他の刑事訴訟の「今と今後」

Trump trials tracker: Election interference case in limbo, classified documents dismissed

1.「J6」事件(スミス特別検察官がワシントンDCで、議事堂襲撃に関連して昨年8月に提訴) 7月1日に最高裁が下した「大統領は『公務』に対する免責特権を有する」との判断により、下級審に差し戻された。下級審のチュトカン判事は訴因のどれが「公務」「推定公務」「公務外」に当るかを審理せねばならず、長引くことが予想される。今回のフロリダ地裁の判断がどう影響するかも注目される。

2. ジョージア州選挙介入事件 トランプ弁護団は事件からウィリス地方検事を外すべく法廷闘争を繰り広げており、展開次第では事件を頓挫させる可能性がある。6月初めに控訴裁判所はウィリスへの異議申し立てが解決するまで裁判手続きを一時停止した。10月に口頭弁論が予定されている。

3. ニューヨーク口止め料事件 陪審は5月、トランプに対し34件の重罪すべてで有罪の評決を下した。トランプ弁護団は控訴するとみられるが、控訴手続きは11月の選挙までに終わらない可能性がある。

銃撃を受けてメラニア夫人は「仲直り(reunite)」を呼び掛け、トランプも団結に向けて18日の指名受諾演説を書き直した。が、次の4年を考えると筆者には不安が残る。それはJDヴァンスを副大統領に選んだことだ。ヴァンスはまだ若く、その主張もミニトランプさながら。果たしてメラニア路線に向くVPなのだろうか。

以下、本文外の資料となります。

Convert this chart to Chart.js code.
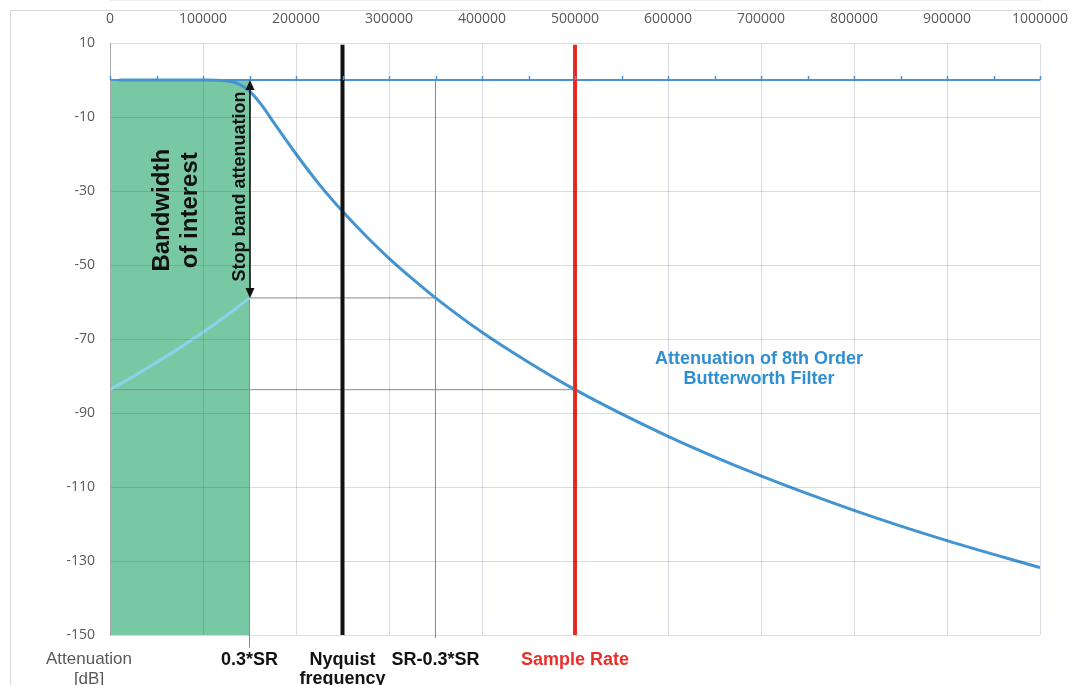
<!DOCTYPE html>
<html>
<head>
<meta charset="utf-8">
<script src="https://cdn.jsdelivr.net/npm/chart.js@4.4.1/dist/chart.umd.min.js"></script>
<style>
  html, body { margin: 0; padding: 0; background: #ffffff; }
  #wrap { width: 1068px; height: 685px; }
</style>
</head>
<body>
<div id="wrap"><canvas id="c" width="1068" height="685"></canvas></div>
<script>
// ---- data ----
const freqs = [10000, 25000, 50000, 75000, 100000, 112500, 125000, 137500, 150000, 162500, 175000, 187500, 200000, 225000, 250000, 275000, 300000, 325000, 350000, 400000, 450000, 500000, 600000, 700000, 800000, 900000, 1000000];
const attenuation = [0, 0, 0, 0, -0.01, -0.04, -0.23, -0.96, -3.0, -6.6, -11.1, -15.6, -20.0, -28.2, -35.5, -42.1, -48.2, -53.7, -58.9, -68.2, -76.3, -83.7, -96.3, -107.0, -116.3, -124.5, -131.8];
const aliasFreqs = [0, 25000, 50000, 75000, 100000, 125000, 150000];
const aliasAttenuation = [-83.7, -80.1, -76.3, -72.4, -68.2, -63.7, -58.9];
const bandEdge = 150000;        // 0.3*SR
const nyquist = 250000;
const imageEdge = 350000;       // SR-0.3*SR
const sampleRate = 500000;
const stopBandLevel = -58.9;
const sampleRateLevel = -83.7;
const yMin = -150, yMax = 10, yStep = 20;
const xMin = 0, xMax = 1000000, xStep = 100000;
const zeroTickStep = 50000;
const markerPositions = [bandEdge, nyquist, imageEdge, sampleRate];
const markerLabels = [["0.3*SR"], ["Nyquist", "frequency"], ["SR-0.3*SR"], ["Sample Rate"]];
const markerColors = ["#111111", "#111111", "#111111", "#e8302a"];
const yTitle = ["Attenuation", "[dB]"];
const curveLabel = ["Attenuation of 8th Order", "Butterworth Filter"];
const curveLabelPos = {x: 700000, y: -78};
const bandLabel = ["Bandwidth", "of interest"];
const bandLabelLevel = -35.2;
const arrowLabel = "Stop band attenuation";

const pts = (xs, ys) => xs.map((x, i) => ({x: x, y: ys[i]}));

const annot = {
  id: 'annot',
  beforeDraw(chart) {
    const ctx = chart.ctx;
    ctx.save();
    ctx.fillStyle = '#ffffff';
    ctx.fillRect(0, 0, chart.width, chart.height);
    ctx.strokeStyle = '#d9d9d9';
    ctx.lineWidth = 1;
    ctx.strokeRect(10.5, 10.5, chart.width + 20, chart.height + 20);
    ctx.restore();
  },
  afterDraw(chart) {
    const ctx = chart.ctx;
    const xs = chart.scales.x, ys = chart.scales.y;
    const area = chart.chartArea;
    ctx.save();
    // small ticks on zero line
    const y0 = ys.getPixelForValue(0);
    ctx.strokeStyle = '#4a93d3';
    ctx.lineWidth = 1.5;
    for (let v = xMin; v <= xMax; v += zeroTickStep) {
      const px = Math.round(xs.getPixelForValue(v)) + 0.5;
      ctx.beginPath(); ctx.moveTo(px, y0); ctx.lineTo(px, y0 - 4); ctx.stroke();
    }
    // double arrow for stop band attenuation
    const ax = xs.getPixelForValue(bandEdge) + 0.5;
    const aTop = ys.getPixelForValue(0);
    const aBot = ys.getPixelForValue(stopBandLevel);
    ctx.strokeStyle = '#111'; ctx.fillStyle = '#111'; ctx.lineWidth = 1.6;
    ctx.beginPath(); ctx.moveTo(ax, aTop + 6); ctx.lineTo(ax, aBot - 6); ctx.stroke();
    ctx.beginPath(); ctx.moveTo(ax, aTop); ctx.lineTo(ax - 4.5, aTop + 10); ctx.lineTo(ax + 4.5, aTop + 10); ctx.closePath(); ctx.fill();
    ctx.beginPath(); ctx.moveTo(ax, aBot); ctx.lineTo(ax - 4.5, aBot - 10); ctx.lineTo(ax + 4.5, aBot - 10); ctx.closePath(); ctx.fill();
    // rotated texts
    const midY = (aTop + aBot) / 2 - 2.5;
    ctx.save();
    ctx.translate(ax - 10, midY);
    ctx.rotate(-Math.PI / 2);
    ctx.font = 'bold 18px "Liberation Sans", Arial, sans-serif';
    ctx.textAlign = 'center'; ctx.textBaseline = 'middle';
    ctx.fillStyle = '#111';
    ctx.fillText(arrowLabel, 0, 0);
    ctx.restore();

    const bx = (xs.getPixelForValue(0) + xs.getPixelForValue(bandEdge)) / 2 - 3;
    ctx.save();
    ctx.translate(bx, ys.getPixelForValue(bandLabelLevel));
    ctx.rotate(-Math.PI / 2);
    ctx.font = 'bold 24px "Liberation Sans", Arial, sans-serif';
    ctx.textAlign = 'center'; ctx.textBaseline = 'middle';
    ctx.fillStyle = '#111';
    ctx.fillText(bandLabel[0], 0, -14);
    ctx.fillText(bandLabel[1], 0, 14);
    ctx.restore();

    // curve label
    ctx.font = 'bold 18px "Liberation Sans", Arial, sans-serif';
    ctx.fillStyle = '#2f8fd0';
    ctx.textAlign = 'center'; ctx.textBaseline = 'middle';
    const cx = xs.getPixelForValue(curveLabelPos.x) - 2;
    const cy = ys.getPixelForValue(curveLabelPos.y);
    ctx.fillText(curveLabel[0], cx, cy - 10);
    ctx.fillText(curveLabel[1], cx, cy + 10);

    // bottom labels
    ctx.font = 'bold 18px "Liberation Sans", Arial, sans-serif';
    markerPositions.forEach((v, i) => {
      ctx.fillStyle = markerColors[i];
      const px = xs.getPixelForValue(v);
      markerLabels[i].forEach((t, j) => ctx.fillText(t, px, area.bottom + 25 + j * 19));
    });
    ctx.font = '17px "Liberation Sans", Arial, sans-serif';
    ctx.fillStyle = '#595959';
    yTitle.forEach((t, j) => ctx.fillText(t, 89, area.bottom + 24 + j * 20));
    ctx.restore();
  }
};

const lineDs = (data, color, width, order, extra) => Object.assign({
  data: data, showLine: true, borderColor: color, borderWidth: width,
  pointRadius: 0, pointHoverRadius: 0, fill: false, order: order, tension: 0
}, extra || {});

new Chart(document.getElementById('c'), {
  type: 'scatter',
  data: {
    datasets: [
      lineDs(pts([0, bandEdge], [0, 0]), 'rgba(0,0,0,0)', 0, 20, {fill: {value: yMin}, backgroundColor: '#78c9a3'}),
      lineDs(pts([bandEdge, imageEdge], [stopBandLevel, stopBandLevel]), '#8a8a8a', 1, 15),
      lineDs(pts([0, sampleRate], [sampleRateLevel, sampleRateLevel]), '#8a8a8a', 1, 15),
      lineDs(pts([imageEdge, imageEdge], [0, -150.8]), '#8a8a8a', 1, 15, {clip: false}),
      lineDs(pts([bandEdge, bandEdge], [0, -153.3]), '#8a8a8a', 1, 15, {clip: false}),
      lineDs(pts([xMin, xMax], [0, 0]), '#4a93d3', 1.8, 12),
      lineDs(pts(aliasFreqs, aliasAttenuation), '#8fd0ec', 3, 8, {cubicInterpolationMode: 'monotone'}),
      lineDs(pts(freqs, attenuation), '#4394d0', 3, 6, {cubicInterpolationMode: 'monotone'}),
      lineDs(pts([nyquist, nyquist], [yMin, 9.5]), '#111111', 4, 4),
      lineDs(pts([sampleRate, sampleRate], [yMin, 9.5]), '#e8302a', 4, 4)
    ]
  },
  options: {
    responsive: false,
    animation: false,
    devicePixelRatio: 1,
    layout: { padding: { left: 0, top: 0, right: 28, bottom: 50 } },
    plugins: { legend: { display: false }, tooltip: { enabled: false } },
    scales: {
      x: {
        type: 'linear', position: 'top', min: xMin, max: xMax,
        afterFit: s => { s.height = 43; s.paddingRight = 0; s.paddingLeft = 0; },
        ticks: { stepSize: xStep, callback: v => String(v), color: '#595959', padding: 16,
                 font: { family: '"Open Sans", sans-serif', size: 14 }, maxRotation: 0, autoSkip: false },
        grid: { color: 'rgba(40,40,90,0.17)', drawTicks: false, z: 1 },
        border: { color: 'rgba(40,40,90,0.17)' }
      },
      y: {
        type: 'linear', min: yMin, max: yMax,
        afterFit: s => { s.width = 110; },
        ticks: { stepSize: yStep, color: '#595959', padding: 15,
                 font: { family: '"Open Sans", sans-serif', size: 14 } },
        grid: { color: 'rgba(40,40,90,0.17)', drawTicks: false, z: 1 },
        border: { color: '#a8a8a8', z: 1 }
      }
    }
  },
  plugins: [annot]
});
</script>
</body>
</html>
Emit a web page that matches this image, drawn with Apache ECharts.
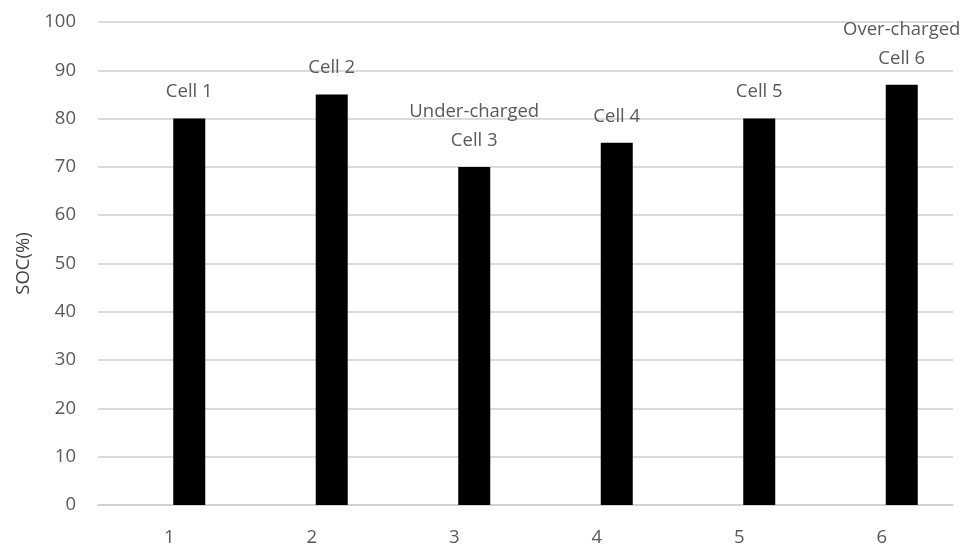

11月5日に向けて、討論会でのバイデンの失態(6/27)、大統領免責に係る最高裁判決(7/1)、銃撃からの生還(7/14)、そして本稿の機密文書訴訟棄却と、トランプには追い風が続いた。ヴァンス選択の理由にした「ペンシルベニア、ミシガン、ウィスコンシン、オハイオ、ミネソタ、そして更に遠くのアメリカの労働者と農民」の票よりは「団結」を優先すべきではなかろうか。